Aim of the exercise: Begin with the first line of the material and copy each line word for word through the line that contains "const crossA = [0, 0.05, 0.15, 0.3, 0.3, 0.3, 0.3];"; the pictures are left out.

Source material:
▬▬▬
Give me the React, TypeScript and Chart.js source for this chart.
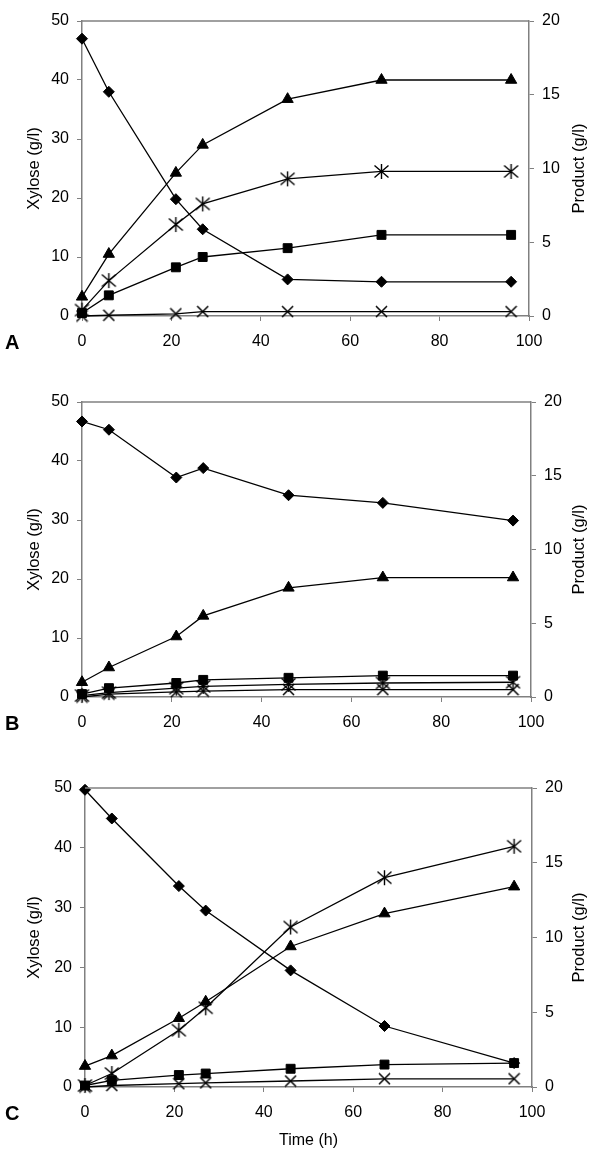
import React, { useEffect, useRef } from "react";
import { Chart, registerables } from "chart.js";

Chart.register(...registerables);

// ---------- data ----------
const timeH = [0, 6, 21, 27, 46, 67, 96];

// Panel A
const xyloseA = [47, 38, 19.8, 14.7, 6.2, 5.8, 5.8];
const triA = [1.3, 4.2, 9.7, 11.6, 14.7, 16.0, 16.0];
const starA = [0.4, 2.4, 6.2, 7.6, 9.3, 9.8, 9.8];
const squareA = [0.2, 1.4, 3.3, 4.0, 4.6, 5.5, 5.5];
const crossA = [0, 0.05, 0.15, 0.3, 0.3, 0.3, 0.3];

// Panel B
const xyloseB = [46.7, 45.3, 37.2, 38.8, 34.2, 32.9, 29.9];
const triB = [1.0, 2.0, 4.1, 5.5, 7.4, 8.1, 8.1];
const starB = [0.1, 0.3, 0.6, 0.72, 0.86, 0.95, 1.0];
const squareB = [0.2, 0.6, 0.95, 1.16, 1.3, 1.45, 1.45];
const crossB = [0, 0.2, 0.35, 0.4, 0.5, 0.5, 0.5];

// Panel C
const xyloseC = [49.7, 44.9, 33.6, 29.5, 19.5, 10.2, 4.0];
const triC = [1.4, 2.1, 4.6, 5.7, 9.4, 11.6, 13.4];
const starC = [0.1, 0.9, 3.8, 5.3, 10.7, 14.0, 16.1];
const squareC = [0.1, 0.45, 0.8, 0.9, 1.22, 1.5, 1.6];
const crossC = [0, 0.1, 0.22, 0.28, 0.4, 0.55, 0.55];

const panelLetters = ["A", "B", "C"];
const leftTitle = "Xylose (g/l)";
const rightTitle = "Product (g/l)";
const xTitle = "Time (h)";

// ---------- layout (positions only) ----------
const geometry = [
  { top: 0, height: 380, left: 82, right: 529, plotTop: 21, plotBottom: 316 },
  { top: 380, height: 380, left: 82, right: 531, plotTop: 22, plotBottom: 317 },
  { top: 760, height: 395, left: 85, right: 532, plotTop: 28, plotBottom: 327 },
];

const FONT = "'Liberation Sans', Arial, Helvetica, sans-serif";
const AXIS = "#808080";

function makeStar(): HTMLCanvasElement {
  const c = document.createElement("canvas");
  c.width = 17;
  c.height = 17;
  const g = c.getContext("2d")!;
  g.strokeStyle = "#000";
  g.lineWidth = 1.4;
  const m = 8.5;
  g.beginPath();
  g.moveTo(m - 7, m - 6);
  g.lineTo(m + 7, m + 6);
  g.moveTo(m + 7, m - 6);
  g.lineTo(m - 7, m + 6);
  g.moveTo(m, m - 7.5);
  g.lineTo(m, m + 7.5);
  g.stroke();
  return c;
}

function makeCross(): HTMLCanvasElement {
  const c = document.createElement("canvas");
  c.width = 13;
  c.height = 13;
  const g = c.getContext("2d")!;
  g.strokeStyle = "#000";
  g.lineWidth = 1.5;
  const m = 6.5;
  g.beginPath();
  g.moveTo(m - 5.5, m - 5.5);
  g.lineTo(m + 5.5, m + 5.5);
  g.moveTo(m + 5.5, m - 5.5);
  g.lineTo(m - 5.5, m + 5.5);
  g.stroke();
  return c;
}

const pts = (ys: number[]) => timeH.map((t, i) => ({ x: t, y: ys[i] }));

function buildDatasets(idx: number, star: HTMLCanvasElement, cross: HTMLCanvasElement) {
  const sets = [
    [xyloseA, triA, starA, squareA, crossA],
    [xyloseB, triB, starB, squareB, crossB],
    [xyloseC, triC, starC, squareC, crossC],
  ][idx];
  const base = {
    borderColor: "#000",
    borderWidth: 1.3,
    pointBackgroundColor: "#000",
    pointBorderColor: "#000",
    pointBorderWidth: 1,
    fill: false,
    tension: 0,
    clip: false as const,
  };
  return [
    { ...base, data: pts(sets[0]), yAxisID: "y", pointStyle: "rectRot", pointRadius: 5.5 },
    { ...base, data: pts(sets[1]), yAxisID: "y1", pointStyle: "triangle", pointRadius: 6.5 },
    { ...base, data: pts(sets[2]), yAxisID: "y1", pointStyle: star, pointRadius: 8 },
    { ...base, data: pts(sets[3]), yAxisID: "y1", pointStyle: "rect", pointRadius: 6.3 },
    { ...base, data: pts(sets[4]), yAxisID: "y1", pointStyle: cross, pointRadius: 6 },
  ];
}

function Panel({ idx }: { idx: number }) {
  const ref = useRef<HTMLCanvasElement | null>(null);
  const g = geometry[idx];
  useEffect(() => {
    if (!ref.current) return;
    const star = makeStar();
    const cross = makeCross();
    const tickFont = { family: FONT, size: 16 };
    const deco = {
      id: "deco",
      afterDraw(chart: any) {
        const { ctx, chartArea } = chart;
        const { left, right, top, bottom } = chartArea;
        ctx.save();
        ctx.strokeStyle = AXIS;
        ctx.lineWidth = 1.5;
        ctx.beginPath();
        ctx.moveTo(left, top);
        ctx.lineTo(right, top);
        ctx.stroke();
        ctx.fillStyle = "#000";
        ctx.font = `16.5px ${FONT}`;
        ctx.textAlign = "center";
        ctx.textBaseline = "middle";
        const midY = (top + bottom) / 2;
        ctx.save();
        ctx.translate(34, midY);
        ctx.rotate(-Math.PI / 2);
        ctx.fillText(leftTitle, 0, 0);
        ctx.restore();
        ctx.save();
        ctx.translate(579, midY);
        ctx.rotate(-Math.PI / 2);
        ctx.fillText(rightTitle, 0, 0);
        ctx.restore();
        ctx.font = `bold 20px ${FONT}`;
        ctx.textAlign = "left";
        ctx.fillText(panelLetters[idx], 5, bottom + 27);
        if (idx === 2) {
          ctx.font = `16px ${FONT}`;
          ctx.textAlign = "center";
          ctx.fillText(xTitle, (left + right) / 2, bottom + 54);
        }
        ctx.restore();
      },
    };
    const axisCommon = {
      grid: { drawOnChartArea: false, drawTicks: true, tickLength: 5, color: AXIS, lineWidth: 1 },
      border: { display: true, color: AXIS, width: 1.5 },
    };
    const chart = new Chart(ref.current, {
      type: "line",
      data: { datasets: buildDatasets(idx, star, cross) as any },
      options: {
        responsive: false,
        animation: false,
        devicePixelRatio: 1,
        events: [],
        layout: { padding: { top: g.plotTop, left: 0, right: 0, bottom: 0 } },
        plugins: { legend: { display: false }, tooltip: { enabled: false } },
        scales: {
          x: {
            type: "linear",
            min: 0,
            max: 100,
            ticks: { stepSize: 20, color: "#000", font: tickFont, padding: 11, maxRotation: 0 },
            ...axisCommon,
            afterFit: (s: any) => {
              s.height = g.height - g.plotBottom;
            },
          },
          y: {
            type: "linear",
            position: "left",
            min: 0,
            max: 50,
            ticks: { stepSize: 10, color: "#000", font: tickFont, padding: 8 },
            ...axisCommon,
            afterFit: (s: any) => {
              s.width = g.left;
            },
          },
          y1: {
            type: "linear",
            position: "right",
            min: 0,
            max: 20,
            ticks: { stepSize: 5, color: "#000", font: tickFont, padding: 8 },
            ...axisCommon,
            afterFit: (s: any) => {
              s.width = 600 - g.right;
            },
          },
        },
      } as any,
      plugins: [deco],
    });
    return () => chart.destroy();
  }, [idx]);
  return (
    <canvas
      ref={ref}
      width={600}
      height={g.height}
      style={{ position: "absolute", left: 0, top: g.top, width: 600, height: g.height }}
    />
  );
}

export default function App() {
  return (
    <div
      style={{
        position: "fixed",
        left: 0,
        top: 0,
        width: 600,
        height: 1155,
        background: "#fff",
        overflow: "hidden",
      }}
    >
      <Panel idx={0} />
      <Panel idx={1} />
      <Panel idx={2} />
    </div>
  );
}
▬▬▬
The completed task:
Give me the React, TypeScript and Chart.js source for this chart.
import React, { useEffect, useRef } from "react";
import { Chart, registerables } from "chart.js";

Chart.register(...registerables);

// ---------- data ----------
const timeH = [0, 6, 21, 27, 46, 67, 96];

// Panel A
const xyloseA = [47, 38, 19.8, 14.7, 6.2, 5.8, 5.8];
const triA = [1.3, 4.2, 9.7, 11.6, 14.7, 16.0, 16.0];
const starA = [0.4, 2.4, 6.2, 7.6, 9.3, 9.8, 9.8];
const squareA = [0.2, 1.4, 3.3, 4.0, 4.6, 5.5, 5.5];
const crossA = [0, 0.05, 0.15, 0.3, 0.3, 0.3, 0.3];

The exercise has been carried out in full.